Неужели так? Трудно поверить! Хотя поток его голоса и его острот, замешанных на тюремных афоризмах и чифирной философии, нетрезво густ и нетрезво хриплив. Я всегда проповедовал: бард — бард, и его надо воспринимать “в комплексе”, и голос, и жест, и гитару, и слово. Отдельно — стихи Высоцкого неряшливы и хамовиты,а вместе — даже и чифирная копоть не отвращает, усиливает рельеф творческой биографии “нестандартной фигуры”, соприкасает Высоцкого с европейскими ухарями.

“Мы прогуливаемся в кроваво-красном освещении заходящего солнца среди храмов, заросших тропической растительностью. Расчистили только огромную, почти вертикальную лестницу. Ты одним махом взбираешься наверх и спубкаешься с ловкостью акробата, отбивая чечетку на стертых ступенях”.

Правильно, чечетку. Можно и похрипеть под гитару. Храмы же!..

Долго и много Марина Влади возила барда по миру. Показывала ему Азию, Америку, Европу, пока где-то там, на Западе, не привела его к величайшему русскому поэту Иосифу Бродскому, — вот уж они, два славянина, два русских витязя, поговорили о России, о русской тоске, удали и недоли!

Дома-то поговорить не успели.
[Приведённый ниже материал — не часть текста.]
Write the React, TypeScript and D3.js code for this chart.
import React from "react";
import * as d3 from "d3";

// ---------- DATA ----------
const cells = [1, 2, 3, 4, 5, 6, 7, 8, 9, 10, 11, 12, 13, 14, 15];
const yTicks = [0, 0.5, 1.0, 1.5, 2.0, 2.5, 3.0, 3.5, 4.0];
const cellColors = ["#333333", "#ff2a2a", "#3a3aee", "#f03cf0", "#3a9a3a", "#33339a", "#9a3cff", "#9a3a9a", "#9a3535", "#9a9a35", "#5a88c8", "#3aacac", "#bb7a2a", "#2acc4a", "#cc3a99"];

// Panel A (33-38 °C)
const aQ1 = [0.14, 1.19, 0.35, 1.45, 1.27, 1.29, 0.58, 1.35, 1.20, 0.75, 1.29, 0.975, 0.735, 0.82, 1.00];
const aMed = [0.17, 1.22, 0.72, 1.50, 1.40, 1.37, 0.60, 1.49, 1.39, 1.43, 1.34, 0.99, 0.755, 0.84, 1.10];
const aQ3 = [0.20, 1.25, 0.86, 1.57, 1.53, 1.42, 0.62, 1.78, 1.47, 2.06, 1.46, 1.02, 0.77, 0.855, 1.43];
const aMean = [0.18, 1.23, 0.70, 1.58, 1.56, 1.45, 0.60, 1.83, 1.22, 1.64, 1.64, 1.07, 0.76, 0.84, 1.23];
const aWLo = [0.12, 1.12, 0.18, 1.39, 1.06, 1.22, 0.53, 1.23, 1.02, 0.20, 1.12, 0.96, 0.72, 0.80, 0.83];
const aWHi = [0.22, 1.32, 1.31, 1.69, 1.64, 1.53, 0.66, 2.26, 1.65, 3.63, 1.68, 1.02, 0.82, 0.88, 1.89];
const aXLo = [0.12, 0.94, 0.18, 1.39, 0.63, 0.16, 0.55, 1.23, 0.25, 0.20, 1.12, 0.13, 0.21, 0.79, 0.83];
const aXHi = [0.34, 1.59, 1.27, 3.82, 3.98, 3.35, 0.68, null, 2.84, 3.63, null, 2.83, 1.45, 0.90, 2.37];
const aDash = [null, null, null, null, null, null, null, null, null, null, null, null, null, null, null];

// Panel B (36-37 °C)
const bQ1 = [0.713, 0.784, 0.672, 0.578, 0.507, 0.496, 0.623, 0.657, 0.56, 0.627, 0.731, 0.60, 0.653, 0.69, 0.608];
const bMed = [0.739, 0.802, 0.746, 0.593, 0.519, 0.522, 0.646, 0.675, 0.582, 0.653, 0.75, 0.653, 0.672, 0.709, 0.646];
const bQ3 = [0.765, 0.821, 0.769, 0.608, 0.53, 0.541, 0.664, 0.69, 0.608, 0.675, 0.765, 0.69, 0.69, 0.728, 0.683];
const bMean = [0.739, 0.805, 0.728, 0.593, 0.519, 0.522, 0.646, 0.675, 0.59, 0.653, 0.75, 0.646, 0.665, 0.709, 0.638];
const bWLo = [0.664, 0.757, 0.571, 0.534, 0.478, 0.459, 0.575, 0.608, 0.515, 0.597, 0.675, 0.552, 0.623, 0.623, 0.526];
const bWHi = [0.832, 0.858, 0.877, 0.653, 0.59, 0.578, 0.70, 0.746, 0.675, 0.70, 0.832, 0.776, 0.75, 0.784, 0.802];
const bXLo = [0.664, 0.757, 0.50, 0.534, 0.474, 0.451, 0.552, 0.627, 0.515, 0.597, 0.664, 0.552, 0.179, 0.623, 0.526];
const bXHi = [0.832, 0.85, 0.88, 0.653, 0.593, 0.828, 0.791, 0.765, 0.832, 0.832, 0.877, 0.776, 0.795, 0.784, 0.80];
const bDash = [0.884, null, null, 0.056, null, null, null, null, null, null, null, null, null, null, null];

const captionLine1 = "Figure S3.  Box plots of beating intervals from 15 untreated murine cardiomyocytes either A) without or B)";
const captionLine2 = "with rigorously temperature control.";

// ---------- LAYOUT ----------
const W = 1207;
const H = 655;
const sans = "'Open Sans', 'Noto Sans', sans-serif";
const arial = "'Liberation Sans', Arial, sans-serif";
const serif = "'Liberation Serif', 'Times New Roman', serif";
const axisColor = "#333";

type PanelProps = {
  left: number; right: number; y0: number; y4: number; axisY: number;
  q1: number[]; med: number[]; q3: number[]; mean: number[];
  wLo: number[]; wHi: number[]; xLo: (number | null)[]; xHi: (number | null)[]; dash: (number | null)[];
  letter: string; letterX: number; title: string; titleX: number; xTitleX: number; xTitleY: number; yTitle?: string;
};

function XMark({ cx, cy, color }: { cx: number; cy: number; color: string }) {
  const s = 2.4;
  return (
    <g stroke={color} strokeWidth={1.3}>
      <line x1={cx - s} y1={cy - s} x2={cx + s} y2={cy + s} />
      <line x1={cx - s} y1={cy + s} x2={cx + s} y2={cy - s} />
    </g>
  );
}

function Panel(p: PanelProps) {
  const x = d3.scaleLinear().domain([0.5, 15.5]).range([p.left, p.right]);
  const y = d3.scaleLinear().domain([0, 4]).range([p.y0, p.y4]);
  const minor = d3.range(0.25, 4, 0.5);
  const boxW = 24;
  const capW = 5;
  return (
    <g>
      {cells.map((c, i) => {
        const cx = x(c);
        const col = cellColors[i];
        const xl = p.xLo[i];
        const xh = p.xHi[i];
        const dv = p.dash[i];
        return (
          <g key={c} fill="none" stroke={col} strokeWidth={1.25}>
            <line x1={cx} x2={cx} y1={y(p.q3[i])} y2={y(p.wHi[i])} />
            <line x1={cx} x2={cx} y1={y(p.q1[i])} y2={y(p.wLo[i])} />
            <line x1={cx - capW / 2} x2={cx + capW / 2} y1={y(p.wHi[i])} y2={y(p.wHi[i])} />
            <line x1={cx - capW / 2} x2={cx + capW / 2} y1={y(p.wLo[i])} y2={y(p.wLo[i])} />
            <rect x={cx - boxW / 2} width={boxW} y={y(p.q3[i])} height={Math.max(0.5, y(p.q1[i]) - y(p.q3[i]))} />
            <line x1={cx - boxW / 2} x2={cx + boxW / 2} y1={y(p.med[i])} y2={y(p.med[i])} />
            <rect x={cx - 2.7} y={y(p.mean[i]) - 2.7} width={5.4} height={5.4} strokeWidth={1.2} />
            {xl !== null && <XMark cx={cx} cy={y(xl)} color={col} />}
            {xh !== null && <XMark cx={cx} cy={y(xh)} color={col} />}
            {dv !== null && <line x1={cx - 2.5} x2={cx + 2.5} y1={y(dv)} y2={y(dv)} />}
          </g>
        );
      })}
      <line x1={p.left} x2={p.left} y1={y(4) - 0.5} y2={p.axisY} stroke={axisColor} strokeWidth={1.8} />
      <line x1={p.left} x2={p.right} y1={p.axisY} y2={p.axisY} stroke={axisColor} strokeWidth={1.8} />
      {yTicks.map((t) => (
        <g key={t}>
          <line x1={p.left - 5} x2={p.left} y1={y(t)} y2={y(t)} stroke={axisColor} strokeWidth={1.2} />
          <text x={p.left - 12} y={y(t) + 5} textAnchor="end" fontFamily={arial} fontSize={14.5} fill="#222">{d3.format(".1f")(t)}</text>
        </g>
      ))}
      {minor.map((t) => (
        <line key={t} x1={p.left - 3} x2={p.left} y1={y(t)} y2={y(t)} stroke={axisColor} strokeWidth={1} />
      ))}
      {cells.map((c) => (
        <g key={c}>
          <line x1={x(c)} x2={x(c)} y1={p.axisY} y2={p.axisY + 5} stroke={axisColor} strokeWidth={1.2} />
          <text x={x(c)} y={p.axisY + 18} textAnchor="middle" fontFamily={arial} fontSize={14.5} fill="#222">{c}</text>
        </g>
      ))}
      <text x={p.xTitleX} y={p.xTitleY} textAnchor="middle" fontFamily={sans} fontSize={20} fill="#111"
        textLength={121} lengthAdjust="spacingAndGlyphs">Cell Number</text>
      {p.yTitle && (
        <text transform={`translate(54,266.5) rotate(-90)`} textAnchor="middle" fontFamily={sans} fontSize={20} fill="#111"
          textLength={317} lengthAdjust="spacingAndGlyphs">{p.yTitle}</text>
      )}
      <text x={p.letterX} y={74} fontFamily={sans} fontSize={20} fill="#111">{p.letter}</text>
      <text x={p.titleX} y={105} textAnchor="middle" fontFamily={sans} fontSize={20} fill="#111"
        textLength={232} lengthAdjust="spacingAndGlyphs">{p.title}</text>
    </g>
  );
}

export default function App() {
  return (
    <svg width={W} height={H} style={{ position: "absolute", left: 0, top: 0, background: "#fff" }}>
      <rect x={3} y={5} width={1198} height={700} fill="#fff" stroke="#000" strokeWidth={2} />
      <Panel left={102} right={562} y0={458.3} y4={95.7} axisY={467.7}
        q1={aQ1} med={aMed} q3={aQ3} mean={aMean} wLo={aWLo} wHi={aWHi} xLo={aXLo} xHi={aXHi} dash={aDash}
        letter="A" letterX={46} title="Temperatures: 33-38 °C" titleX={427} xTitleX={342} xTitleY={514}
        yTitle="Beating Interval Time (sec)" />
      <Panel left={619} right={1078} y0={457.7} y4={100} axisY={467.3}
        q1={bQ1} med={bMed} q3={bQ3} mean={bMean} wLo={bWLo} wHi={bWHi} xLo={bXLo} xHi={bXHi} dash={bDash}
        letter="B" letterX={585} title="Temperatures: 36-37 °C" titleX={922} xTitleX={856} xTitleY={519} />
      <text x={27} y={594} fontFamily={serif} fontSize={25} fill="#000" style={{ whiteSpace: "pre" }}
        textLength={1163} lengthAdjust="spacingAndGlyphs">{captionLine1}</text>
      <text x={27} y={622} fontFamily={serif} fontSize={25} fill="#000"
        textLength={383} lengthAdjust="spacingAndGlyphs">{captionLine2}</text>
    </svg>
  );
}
Дома-то и без них русские встречаются, а тут нет, тут только они русские... Да и сама Марина Влади, верная жена у Высоцкого, — все свои свадьбы забыла перед тем, как сыграть свадьбу с Высоцким.

Высоцкий — Есенин сегодня, только не сельский, а столичный:

Мишка Шифман башковит, — у него предвиденье.

Что мы видим, говорит, кроме телевиденья.

Смотришь конкурс в Сопоте и глотаешь пыль,

А кого ни попадя пускают в Израиль.

Или такие вот штучки, веселые, оригинальные, незабываемые:

Мишка также сообщил по дороге в Мневники, -

Говорит: — Голду Меир я словил в радиоприемнике.

С такой “тюремной баланды”, с такой “барачной жижи” не расслышать звонкое, голубое и нежное, не раскаяться, не застонать:

Не жалею, не зову, не плачу,

Все пройдет, как с белых яблонь дым!

Увяданья золотом охваченный,

Я не буду больше молодым.

Ты теперь не так уж будешь биться,

Сердце, тронутое холодком,

И страна березового ситца

Не заманит шляться босиком.

Зачем Сергей Есенин назвал в поэмах имена Троцкого, Зиновьева, Бухарина, если не благоговел перед ними? Значит, и Сергей Есенин — “врио” (это некто Воздвиженский со страниц “Юности” подал голос), не тот — не великий, как Пастернак, Бродский, Галич, Коржавин, Высоцкий, Мандельштам?

Сергей Есенин называл их, эти имена, искренне, пока не ужаснула его чужая, катящаяся по России казнительная жестокость.